### Notebook summary
In this notebook we have trained a model without the features having correlation of 70% or above for AAPL ticker using SPO framework.
Below points were observed:
- Even with reduced features loss is in higher magnitude
- Variance in loss is also high

Next steps:
- Reduce features based on feature importance from sklearn
- Reduce features based on domain knowledge

### Import libraries

In [None]:
import pandas as pd
pd.set_option('display.max_columns', None)
import numpy as np
import os
import itertools
import math
import plotly.express as px
import plotly.graph_objects as go
import plotly.figure_factory as ff
from plotly.subplots import make_subplots
import random
import gurobipy as gp
from gurobipy import GRB
import tensorflow as tf
from tensorflow.keras import initializers
import sklearn
from sklearn.model_selection import train_test_split
from sklearn.feature_selection import SelectKBest
from sklearn.feature_selection import mutual_info_regression
import yaml
from pathlib import Path

### Import modules

In [None]:
import sys
sys.path.append("../src")

import data_exploration as de
import model_training as mt

### Load necessary directories

In [None]:
current_dir = Path(os.getcwd())
root_dir = current_dir
while 'Portfolio Optimization using SPO' in root_dir.parts:
    root_dir = root_dir.parent
    if root_dir == Path(root_dir.root):
        print("Root directory not found.")
        break

In [None]:
config_path = root_dir / "Portfolio Optimization using SPO" / "config" / "config.yml"
complete_data_path = root_dir / "Portfolio Optimization using SPO" / "data" / "dat_518_companies.csv"
data_path = root_dir / "Portfolio Optimization using SPO" / "data" / "AAPL_df.csv"
cost_mat_path = root_dir / "Portfolio Optimization using SPO" / "data" / "cost_mat.csv"
sigma_path = root_dir / "Portfolio Optimization using SPO" / "data" / "sigma_df.csv"

In [None]:
with open(config_path, 'r') as file:
    config = yaml.safe_load(file)

### Import data

In [None]:
# import data
df_AAPL_train_test = pd.read_csv(data_path)
df_final_returns = pd.read_csv(cost_mat_path)
sigma_df = pd.read_csv(sigma_path)

In [None]:
gamma = config["gamma"]
sigma = sigma_df.values

### Drop highly correlated features
Features having correlation more than 70% are dropped

In [None]:
df_AAPL_train_test_red = df_AAPL_train_test.drop(config["to_drop"], axis=1)

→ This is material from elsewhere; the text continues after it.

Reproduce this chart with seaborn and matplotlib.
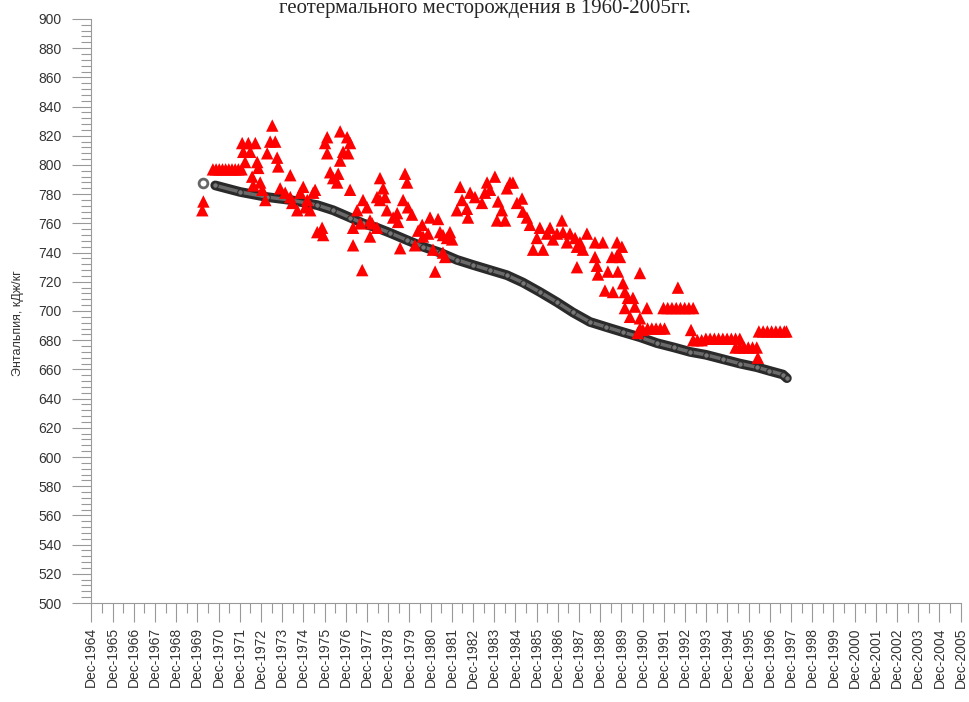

### Split data into train and test

In [None]:
# training dataframe
df_AAPL_redu_train, df_AAPL_redu_test = train_test_split(df_AAPL_train_test_red, test_size=0.2, 
                                                         random_state=42, shuffle=False)

# cost vector
df_final_returns_train, df_final_returns_test = train_test_split(df_final_returns, test_size=0.2, random_state=42, 
                                                                 shuffle=False)

### Initialize the model

In [None]:
redu_n_rows, redu_n_cols = df_AAPL_redu_train.shape
redu_n_feats = redu_n_cols-1

# Instantiate the model
model_redu_data = mt.get_model(n_feats = redu_n_feats)
model_redu_data.summary()

### Train the model
We will train the model with random hyper-parameters to test if everything is working fine.

In [None]:
%%time
trained_redu_model, epoch_redu_loss_list = mt.SGD_regressor(df_AAPL_redu_train, model_redu_data, df_final_returns_train, sigma, gamma, learning_rate= 0.001, decay_rate=1.02, n_epochs=200, batch_size = 512)

### Plot loss progression with every epoch

In [None]:
fig_redu = px.line(epoch_redu_loss_list).update_layout(title="Training Loss progression", xaxis_title="epochs", yaxis_title="SPO+ loss")
fig_redu.show()

### Testing the model on test data

In [None]:
y_pred_redu = trained_redu_model(df_AAPL_redu_test.iloc[:,0:redu_n_feats].values)
redu_spo_test_loss = mt.get_SPO_plus_testing_loss(df_AAPL_redu_train, df_final_returns_test, y_pred_redu, sigma=sigma, gamma=gamma)

print(f'The SPO+ loss on testing data is {redu_spo_test_loss}')

After observing the loss at every epoch and also on testing data, the loss has very high magnitue and high variability as well so we will do feature selection using sklearn to see if the loss can be reduced.